Gacaca are traditional courts that were reintroduced in 2001 to relieve the pressure from Rwanda's conventional courts that are set to try some 80,000 suspects awaiting trial in Rwandan prisons.

They are being looked upon to deliver judgments to suspects who fall under categories three and four. Categories one and two will be tried by the ordinary courts.

In an exclusive interview, Busingye said that there were hundreds of political and opinion leaders who were in Rwanda at the time of the atrocities who have not come out to provide information about what they know or saw at the time.
“ We have not seen any enthusiasm from leaders. We have got commendable external support that does not match the internal support” Busingye said.
Busingye says elected inyangamugayo (people with integrity) with support from local government were so far going through the motion of what he calls ‘investigation and information gathering’. Though most gacaca court proceedings are expected to begin in April, Busingye says that for each file completed, the case is obliged too kick off immediately.

Four different categories were formulated by the government of Rwanda to help classify the different classes of suspects in line with the weight of each crime.

Category one was put aside to cater for the planners, organisers and leaders of the genocide, those who acted in a position of authority, well known murderers and those guilty of rape and sexual torture.
Category two is for those guilty of voluntary homicide - of having participated in acts against persons resulting in death, of those having inflicted wounds with intent to kill or who committed other serious violent acts which did not result in death.
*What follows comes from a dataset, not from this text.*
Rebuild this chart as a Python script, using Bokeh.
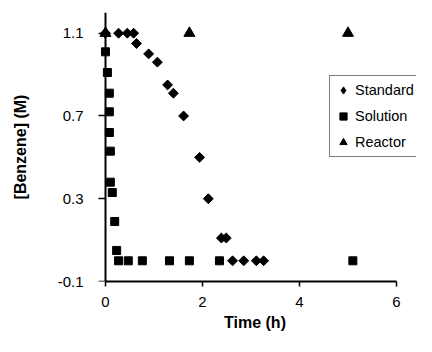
import numpy as np
from bokeh.plotting import figure
from bokeh.models import Range1d, FixedTicker, Legend, LegendItem, LinearAxis
from bokeh.embed import file_html
from bokeh.resources import INLINE

# Data
std_t = [0.0, 0.27, 0.45, 0.58, 0.64, 0.89, 1.07, 1.28, 1.40, 1.61, 1.94, 2.12, 2.39, 2.49, 2.62, 2.85, 3.11, 3.26]
std_y = [1.10, 1.10, 1.10, 1.10, 1.05, 1.00, 0.96, 0.85, 0.81, 0.70, 0.50, 0.30, 0.11, 0.11, 0.00, 0.00, 0.00, 0.00]

sol_t = [0.0, 0.04, 0.08, 0.08, 0.08, 0.10, 0.10, 0.14, 0.19, 0.23, 0.27, 0.47, 0.76, 1.32, 1.73, 2.35, 5.10]
sol_y = [1.01, 0.91, 0.81, 0.72, 0.62, 0.53, 0.38, 0.33, 0.19, 0.05, 0.00, 0.00, 0.00, 0.00, 0.00, 0.00, 0.00]

rea_t = [0.0, 1.73, 5.00]
rea_y = [1.10, 1.10, 1.10]

series_names = ["Standard", "Solution", "Reactor"]

x_ticks = [0, 2, 4, 6]
x_tick_labels = ["0", "2", "4", "6"]
y_ticks = [-0.1, 0.3, 0.7, 1.1]
y_tick_labels = ["-0.1", "0.3", "0.7", "1.1"]

FONT = "Liberation Sans"

p = figure(width=416, height=336, output_backend="svg", toolbar_location=None,
           x_range=Range1d(-0.247, 6.412), y_range=Range1d(-0.1, 1.2),
           min_border_left=93, min_border_right=0, min_border_top=12, min_border_bottom=55)
p.grid.visible = False
p.outline_line_color = None
p.background_fill_color = "white"

r1 = p.scatter(std_t, std_y, marker="square", size=7, angle=np.pi / 4,
               fill_color="black", line_color="black")
r2 = p.scatter(sol_t, sol_y, marker="square", size=8,
               fill_color="black", line_color="black")
r3 = p.scatter(rea_t, rea_y, marker="triangle", size=11,
               fill_color="black", line_color="black")
# swatch-only renderer for the legend (diamond shape); its single point is NaN, so nothing is plotted
r1_leg = p.scatter(x=[float("nan")], y=[float("nan")], marker="diamond", size=7,
                   fill_color="black", line_color="black")

# x axis
xa = p.xaxis[0]
xa.ticker = FixedTicker(ticks=x_ticks)
xa.major_label_overrides = dict(zip(x_ticks, x_tick_labels))
xa.bounds = (0, 6)
xa.axis_label = "Time (h)"
xa.axis_line_width = 2
xa.axis_line_color = "black"
xa.major_tick_line_width = 1.5
xa.major_tick_line_color = "black"
xa.major_tick_out = 5
xa.major_tick_in = 0
xa.minor_tick_line_color = None
xa.major_label_standoff = 10
xa.major_label_text_font = FONT
xa.major_label_text_font_size = "15px"
xa.major_label_text_color = "black"
xa.axis_label_text_font = FONT
xa.axis_label_text_font_size = "16px"
xa.axis_label_text_font_style = "bold"
xa.axis_label_text_color = "black"
xa.axis_label_standoff = 4

# y axis line and ticks, crossing at t = 0
ya = p.yaxis[0]
ya.fixed_location = 0
ya.ticker = FixedTicker(ticks=y_ticks)
ya.axis_line_width = 2
ya.axis_line_color = "black"
ya.major_tick_line_width = 1.5
ya.major_tick_line_color = "black"
ya.major_tick_out = 7
ya.major_tick_in = 0
ya.minor_tick_line_color = None
ya.major_label_text_color = None
ya.major_label_text_font_size = "1px"

# y axis labels and title
ya2 = LinearAxis(ticker=FixedTicker(ticks=y_ticks))
ya2.major_label_overrides = dict(zip(y_ticks, y_tick_labels))
ya2.axis_label = "[Benzene] (M)"
ya2.axis_line_color = None
ya2.major_tick_line_color = None
ya2.minor_tick_line_color = None
ya2.major_tick_out = 0
ya2.major_tick_in = 0
ya2.major_label_standoff = 10
ya2.major_label_text_font = FONT
ya2.major_label_text_font_size = "15px"
ya2.major_label_text_color = "black"
ya2.axis_label_text_font = FONT
ya2.axis_label_text_font_size = "16px"
ya2.axis_label_text_font_style = "bold"
ya2.axis_label_text_color = "black"
ya2.axis_label_standoff = 26
p.add_layout(ya2, "left")

legend = Legend(items=[LegendItem(label=series_names[0], renderers=[r1_leg]),
                       LegendItem(label=series_names[1], renderers=[r2]),
                       LegendItem(label=series_names[2], renderers=[r3])],
                location=(236, 124))
legend.margin = 0
legend.padding = 4
legend.spacing = 6
legend.glyph_width = 18
legend.glyph_height = 20
legend.label_height = 20
legend.label_standoff = 3
legend.label_text_font = FONT
legend.label_text_font_size = "14.5px"
legend.label_text_color = "black"
legend.border_line_color = "black"
legend.border_line_width = 1.5
legend.background_fill_color = "white"
legend.background_fill_alpha = 1.0
p.add_layout(legend)

open("out.html", "w").write(file_html(p, INLINE))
Category three is for those who committed violent acts without intent to kill while category four is for those who committed crimes against property.
Busingye said that with leaders willing to come out to say what they know about the killing of 1994, there was hope that gacaca will be able to roll out much easier and faster.

He said that though the gacaca courts were not logistically sufficient, the government of Rwanda had so far received a lot of support from development partners and foreign governments.

A survey conducted by a local human rights organisation; LIPRODOR, in 2001 says that three Rwandans out of found were in support of gacaca traditional courts. It also revealed that 81 percent of the people questioned believed that ‘there was any other way of dealing with the legal aftermath of thee genocide than through gacaca courts’.

However, according to Hirondelle Foundation, an organisation that deals with justice issued, 51 percent of the people questioned feared that ‘failure of gacaca courts would lead to ethnic conflict, with inevitable socio-political consequences’.